The committee members will meet with administration officials Friday and are
likely to say that under current funding, there's no realistic way to get
Americans back on the moon by 2020, which has been the goal since President
George W. Bush signed off on the "Vision for Space Exploration" in 2004. The
current NASA plan makes a moon landing in 2020 possible under the budget
only if the agency de-orbits the international space station -- crashing it
into the South Pacific -- in 2016.
Moreover, the current strategy involves retiring the space shuttle in 2010
and replacing it with the new Ares I rocket and the Orion crew capsule,
which NASA hopes would be ready to take astronauts to low Earth orbit in
2016. During the long gap in NASA's human spaceflight ability, American
astronauts would have to hitch rides into space on Russian rockets.

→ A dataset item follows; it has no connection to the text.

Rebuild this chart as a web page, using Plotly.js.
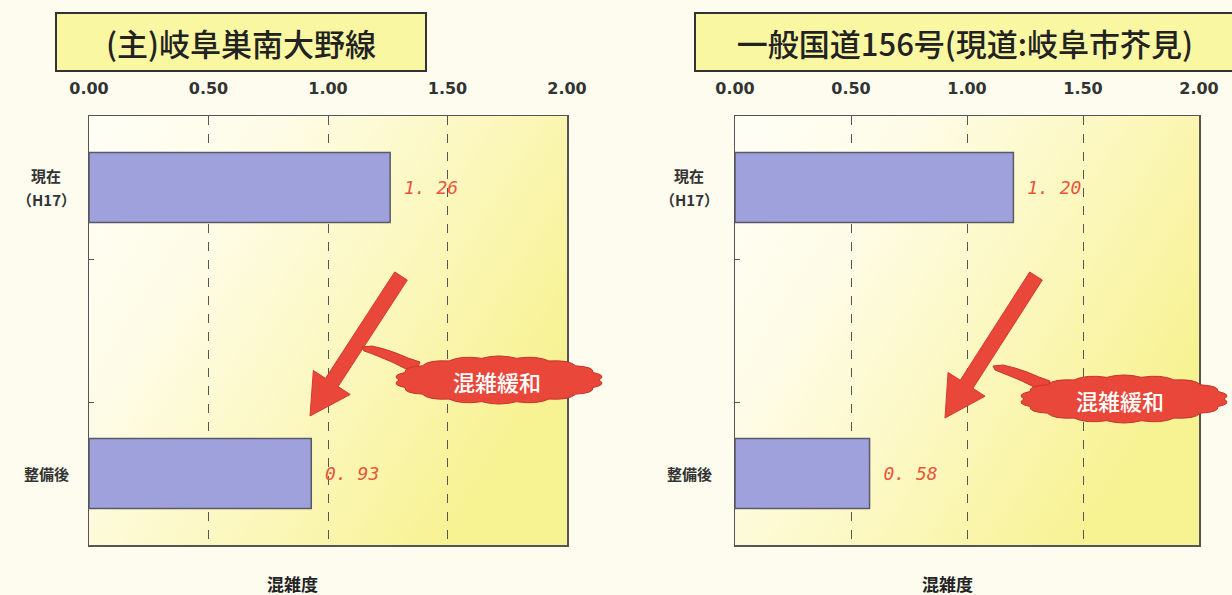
<!DOCTYPE html>
<html><head><meta charset="utf-8">
<script src="https://cdn.plot.ly/plotly-3.0.1.min.js"></script>
<style>html,body{margin:0;padding:0;background:#fdfcef;}#chart{width:1232px;height:595px;}</style>
</head><body><div id="chart"></div>
<script>
// ---- data ----
const categories = ['現在<br>（H17）', '', '整備後'];
const categoryPos = [0, 1, 2];
const titleA = '(主)岐阜巣南大野線';
const titleB = '一般国道156号(現道:岐阜市芥見)';
const valuesA = [1.26, null, 0.93];
const valuesB = [1.20, null, 0.58];
const labelsA = ['1. 26', '', '0. 93'];
const labelsB = ['1. 20', '', '0. 58'];
const xTickVals = [0, 0.5, 1, 1.5, 2];
const xTickText = ['0.00', '0.50', '1.00', '1.50', '2.00'];
const axisTitle = '混雑度';
const calloutText = '混雑緩和';

// ---- geometry helpers (page pixels -> paper) ----
const W = 1232, H = 595, mT = 116, mB = 50;
const PH = H - mT - mB;
const px = p => p / W;
const py = p => (H - mB - p) / PH;

function arrowPath(x1, y1, x2, y2, sw, hw, hl) {
  const dx = x2 - x1, dy = y2 - y1, L = Math.hypot(dx, dy);
  const ux = dx / L, uy = dy / L, nx = -uy, ny = ux;
  const bx = x2 - ux * hl, by = y2 - uy * hl;
  const pts = [
    [x1 + nx * sw / 2, y1 + ny * sw / 2],
    [bx + nx * sw / 2, by + ny * sw / 2],
    [bx + nx * hw / 2, by + ny * hw / 2],
    [x2, y2],
    [bx - nx * hw / 2, by - ny * hw / 2],
    [bx - nx * sw / 2, by - ny * sw / 2],
    [x1 - nx * sw / 2, y1 - ny * sw / 2]
  ];
  return 'M' + pts.map(p => px(p[0]) + ',' + py(p[1])).join('L') + 'Z';
}
function cloudPath(cx, cy, rx, ry, n, f) {
  let d = '';
  for (let i = 0; i <= n; i++) {
    const a = 2 * Math.PI * i / n;
    const x = cx + rx * Math.cos(a), y = cy + ry * Math.sin(a);
    if (i === 0) { d += 'M' + px(x) + ',' + py(y); continue; }
    const am = 2 * Math.PI * (i - 0.5) / n;
    const qx = cx + rx * f * Math.cos(am), qy = cy + ry * (f + 0.1) * Math.sin(am);
    d += 'Q' + px(qx) + ',' + py(qy) + ' ' + px(x) + ',' + py(y);
  }
  return d + 'Z';
}
function polyPath(pts) {
  return 'M' + pts.map(p => px(p[0]) + ',' + py(p[1])).join('L') + 'Z';
}

const red = '#e8473a';
const edge = '#c9352b';
const shapes = [
  {type: 'path', xref: 'paper', yref: 'paper', path: arrowPath(401, 276, 310, 416, 15, 44, 40), fillcolor: red, line: {color: '#d63a2e', width: 1}},
  {type: 'path', xref: 'paper', yref: 'paper', path: arrowPath(1036, 276, 945, 418, 15, 44, 40), fillcolor: red, line: {color: '#d63a2e', width: 1}},
  {type: 'path', xref: 'paper', yref: 'paper', path: polyPath([[362,347],[372,346],[384,349],[396,353],[408,358],[420,362],[416,372],[404,368],[392,362],[380,357],[370,353],[364,351]]), fillcolor: red, line: {color: edge, width: 1}},
  {type: 'path', xref: 'paper', yref: 'paper', path: cloudPath(499, 380, 100, 22, 18, 1.1), fillcolor: red, line: {color: edge, width: 1}},
  {type: 'path', xref: 'paper', yref: 'paper', path: polyPath([[993,366],[1003,365],[1015,368],[1027,372],[1039,377],[1050,381],[1046,392],[1034,387],[1022,381],[1010,376],[1000,372],[995,370]]), fillcolor: red, line: {color: edge, width: 1}},
  {type: 'path', xref: 'paper', yref: 'paper', path: cloudPath(1124, 399, 100, 22, 18, 1.1), fillcolor: red, line: {color: edge, width: 1}}
];

const svg = '<svg xmlns="http://www.w3.org/2000/svg" width="400" height="400" preserveAspectRatio="none" viewBox="0 0 400 400">' +
  '<defs><linearGradient id="g" x1="0" y1="0" x2="1" y2="0.55">' +
  '<stop offset="0" stop-color="#fffef6"/><stop offset="0.3" stop-color="#fefce8"/>' +
  '<stop offset="0.6" stop-color="#fcf8c4"/><stop offset="1" stop-color="#f7f292"/></linearGradient></defs>' +
  '<rect width="400" height="400" fill="url(#g)"/></svg>';
const bgSrc = 'data:image/svg+xml;charset=utf-8,' + encodeURIComponent(svg);
const bgImg = (xr, yr) => ({source: bgSrc, xref: xr + ' domain', yref: yr + ' domain', x: 0, y: 1, sizex: 1, sizey: 1, sizing: 'stretch', xanchor: 'left', yanchor: 'top', layer: 'below'});

const valueFont = {family: 'DejaVu Sans Mono', size: 18, color: '#ea553a', style: 'italic'};
function barTrace(vals, labels, xa, ya) {
  return {
    type: 'bar', orientation: 'h', x: vals, y: categoryPos, xaxis: xa, yaxis: ya,
    width: 0.49, marker: {color: '#9ea1dc', line: {color: '#5a5a66', width: 1.5}},
    text: labels, texttemplate: '\u2009%{text}', textposition: 'outside', cliponaxis: false,
    constraintext: 'none', textfont: valueFont, hoverinfo: 'skip', showlegend: false
  };
}

const xAxisBase = {
  range: [0, 2], side: 'top', tickmode: 'array', tickvals: xTickVals, ticktext: xTickText,
  showgrid: true, gridcolor: '#555', griddash: 'dash', gridwidth: 1, zeroline: false,
  showline: true, mirror: true, linecolor: '#555', linewidth: 1.5, ticks: '',
  ticklabelstandoff: 14, tickfont: {family: 'DejaVu Sans', size: 16, color: '#333', weight: 700}, fixedrange: true
};
const yAxisBase = {
  range: [2.5, -0.5], tickmode: 'array', tickvals: [], showticklabels: false,
  showgrid: false, zeroline: false, showline: true, mirror: true, linecolor: '#555', linewidth: 1.5,
  ticks: '',
  minor: {tickmode: 'array', tickvals: [0.5, 1.5], ticks: 'inside', ticklen: 5, tickcolor: '#555', showgrid: false},
  fixedrange: true
};

const titleBox = (text, xc, w) => ({
  text: text, xref: 'paper', yref: 'paper', x: px(xc), y: py(42), xanchor: 'center', yanchor: 'middle',
  showarrow: false, width: w, height: 54, bgcolor: '#faf7a2', bordercolor: '#333', borderwidth: 2,
  font: {family: 'Noto Sans CJK JP', size: 31, color: '#222', weight: 500}
});
const annText = (text, x, y, font) => ({text: text, xref: 'paper', yref: 'paper', x: px(x), y: py(y), xanchor: 'center', yanchor: 'middle', showarrow: false, font: font});
const calloutFont = {family: 'Noto Sans CJK JP', size: 22, color: '#ffffff', weight: 500};
const axisTitleFont = {family: 'Noto Sans CJK JP', size: 17, color: '#222', weight: 700};
const catFont = {family: 'Noto Sans CJK JP', size: 15, color: '#333', weight: 700};

// category labels: each line of a label is its own annotation so lines never overlap
const catAnn = (ya, xc) => {
  const out = [];
  categories.forEach((c, i) => {
    if (!c) return;
    const lines = c.split('<br>');
    const step = 24;
    lines.forEach((ln, k) => {
      out.push({
        text: ln, xref: 'paper', yref: ya, x: px(xc), y: categoryPos[i], xanchor: 'center', yanchor: 'middle',
        yshift: ((lines.length - 1) / 2 - k) * step, borderpad: 0, showarrow: false, font: catFont
      });
    });
  });
  return out;
};

const layout = {
  width: W, height: H, margin: {l: 0, r: 0, t: mT, b: mB},
  paper_bgcolor: '#fdfcef', plot_bgcolor: 'rgba(0,0,0,0)', bargap: 0.5, showlegend: false,
  xaxis: Object.assign({}, xAxisBase, {domain: [px(89), px(567)], anchor: 'y'}),
  yaxis: Object.assign({}, yAxisBase, {domain: [0, 1], anchor: 'x'}),
  xaxis2: Object.assign({}, xAxisBase, {domain: [px(735), px(1199)], anchor: 'y2'}),
  yaxis2: Object.assign({}, yAxisBase, {domain: [0, 1], anchor: 'x2'}),
  images: [bgImg('x', 'y'), bgImg('x2', 'y2')],
  shapes: shapes,
  annotations: [
    titleBox(titleA, 241, 366),
    titleBox(titleB, 965, 536),
    annText(axisTitle, 292, 583, axisTitleFont),
    annText(axisTitle, 947, 583, axisTitleFont),
    annText(calloutText, 497, 381, calloutFont),
    annText(calloutText, 1120, 400, calloutFont)
  ].concat(catAnn('y', 46), catAnn('y2', 689))
};

Plotly.newPlot('chart', [barTrace(valuesA, labelsA, 'x', 'y'), barTrace(valuesB, labelsB, 'x2', 'y2')], layout, {staticPlot: true, displayModeBar: false});
</script></body></html>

The
awkward plan has been seen as a budgetary necessity, with shuttle program
money flowing into the new Constellation program that features the new space
hardware that could eventually put astronauts on the lunar surface.
The committee has chewed over a basic paradox in the plan, which is that,
even if everything went smoothly, the new rocket would not be able to get
astronauts to low Earth orbit until just about the time that the space
station would be fireballing its way back to Earth.

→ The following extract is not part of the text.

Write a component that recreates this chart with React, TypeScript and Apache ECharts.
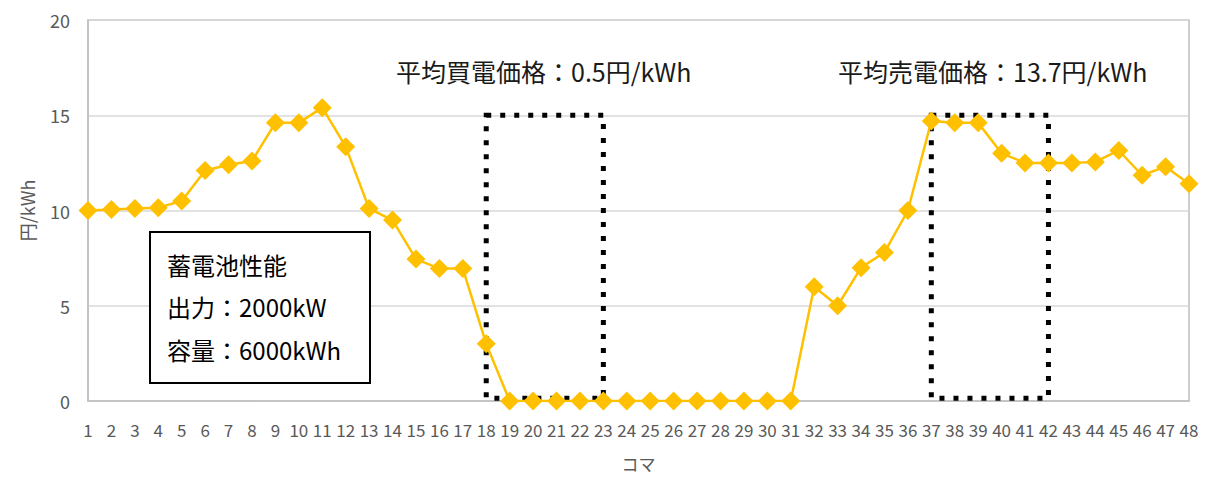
import React, { useEffect, useRef } from "react";
import * as echarts from "echarts";

const categories: string[] = Array.from({ length: 48 }, (_, i) => String(i + 1));
const prices: number[] = [
  10.0, 10.05, 10.1, 10.15, 10.5, 12.1, 12.4, 12.6, 14.6, 14.6,
  15.4, 13.35, 10.1, 9.5, 7.45, 6.95, 6.95, 3.0, 0, 0,
  0, 0, 0, 0, 0, 0, 0, 0, 0, 0,
  0, 6.0, 5.0, 7.0, 7.8, 10.0, 14.7, 14.6, 14.6, 13.0,
  12.5, 12.5, 12.5, 12.55, 13.15, 11.85, 12.3, 11.4,
];
const yTicks = { min: 0, max: 20, interval: 5 };
const buyWindow = { from: "18", to: "23", top: 15, bottom: 0.15 };
const sellWindow = { from: "37", to: "42", top: 15, bottom: 0.15 };
const buyLabel = "平均買電価格：0.5円/kWh";
const sellLabel = "平均売電価格：13.7円/kWh";
const batteryLines = ["蓄電池性能", "出力：2000kW", "容量：6000kWh"];
const yName = "円/kWh";
const xName = "コマ";

const FONT = "'Noto Sans CJK JP', 'Noto Sans', sans-serif";

export default function App() {
  const ref = useRef<HTMLDivElement>(null);
  useEffect(() => {
    document.body.style.margin = "0";
    if (!ref.current) return;
    const chart = echarts.init(ref.current, undefined, { renderer: "svg" });
    const areaStyle = {
      color: "rgba(0,0,0,0)",
      borderColor: "#000",
      borderWidth: 5,
      borderType: [5, 9],
    };
    chart.setOption({
      animation: false,
      textStyle: { fontFamily: FONT },
      grid: {
        left: 88,
        right: 16,
        top: 20,
        bottom: 76,
        outerBoundsMode: "none",
        containLabel: false,
        show: true,
        borderColor: "#bfbfbf",
        borderWidth: 1.5,
        backgroundColor: "#fff",
      },
      xAxis: {
        type: "category",
        data: categories,
        boundaryGap: false,
        name: xName,
        nameLocation: "middle",
        nameGap: 54,
        nameTextStyle: { color: "#595959", fontSize: 17, fontFamily: FONT },
        axisLine: { lineStyle: { color: "#bfbfbf", width: 1.5 } },
        axisTick: { show: false },
        axisLabel: {
          interval: 0,
          color: "#595959",
          fontSize: 17,
          margin: 28,
          fontFamily: FONT,
          verticalAlign: "middle",
        },
        splitLine: { show: false },
      },
      yAxis: {
        type: "value",
        min: yTicks.min,
        max: yTicks.max,
        interval: yTicks.interval,
        name: yName,
        nameLocation: "middle",
        nameGap: 52,
        nameRotate: 90,
        nameTextStyle: { color: "#595959", fontSize: 18, fontFamily: FONT },
        axisLine: { show: true, lineStyle: { color: "#bfbfbf", width: 1.5 } },
        axisTick: { show: false },
        axisLabel: { color: "#595959", fontSize: 18, margin: 18, fontFamily: FONT },
        splitLine: { lineStyle: { color: "#d9d9d9", width: 1.5 } },
      },
      series: [
        {
          type: "line",
          data: prices,
          symbol: "diamond",
          symbolSize: 19,
          lineStyle: { color: "#FFC000", width: 2.5 },
          itemStyle: { color: "#FFC000" },
          z: 2,
        },
        {
          type: "line",
          data: [],
          z: 5,
          markArea: {
            silent: true,
            itemStyle: areaStyle,
            data: [
              [
                { xAxis: buyWindow.from, yAxis: buyWindow.top },
                { xAxis: buyWindow.to, yAxis: buyWindow.bottom },
              ],
              [
                { xAxis: sellWindow.from, yAxis: sellWindow.top },
                { xAxis: sellWindow.to, yAxis: sellWindow.bottom },
              ],
            ],
          },
        },
      ],
      graphic: [
        {
          type: "text",
          left: 396,
          top: 58,
          style: { text: buyLabel, fill: "#1a1a1a", font: `25px ${FONT}` },
        },
        {
          type: "text",
          left: 838,
          top: 58,
          style: { text: sellLabel, fill: "#1a1a1a", font: `25px ${FONT}` },
        },
        {
          type: "rect",
          shape: { x: 150, y: 232, width: 220, height: 151 },
          style: { fill: "#fff", stroke: "#000", lineWidth: 2 },
          z: 10,
        },
        ...batteryLines.map((t, i) => ({
          type: "text",
          x: 167,
          y: [264, 306, 349][i],
          z: 11,
          style: {
            text: t,
            fill: "#000",
            font: `24px ${FONT}`,
            textVerticalAlign: "middle",
          },
        })),
      ],
    });
    return () => chart.dispose();
  }, []);
  return <div ref={ref} style={{ width: 1205, height: 477 }} />;
}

Although the station has never been terribly popular with scientists, its
$100 billion price tag and role in international aerospace cooperation makes
its early demise politically unpalatable. The Augustine panel assumes the
station's life will be extended to 2020. But under that budgetary scenario,
according to the panel's just-completed analysis, the current NASA budget
would not permit the launch of a new heavy-boost moon rocket, the Ares V,
until 2028 -- even without any funding for key lunar-base components.
"If you're willing to wait until 2028, you've got a heavy-lift vehicle, but
you've got nothing to lift," said committee member Sally Ride, the former
astronaut, in Washington on Wednesday at the final public meeting of the
committee. "You cannot do this program on this budget."
Committee member Jeff Greason, an aerospace executive, derided the NASA
strategy, noting that the fixed costs of the current Constellation program
are sure to bust the budget in the decades ahead: "If Santa Claus brought us
this system tomorrow, fully developed, and the budget didn't change, our
next action would have to be to cancel it."
NASA spokesman David Steitz said it would be premature for the agency to
comment on the committee's work.
John Logsdon, the former director of the Space Policy Institute at George
Washington University, observed the panel's session Wednesday and said NASA
faces a problem that has been years in the making.
"This is a heritage of one of the many failed promises of the Bush
administration -- to set out a very good policy and then not provide the
resources that come anywhere near funding it," Logsdon said.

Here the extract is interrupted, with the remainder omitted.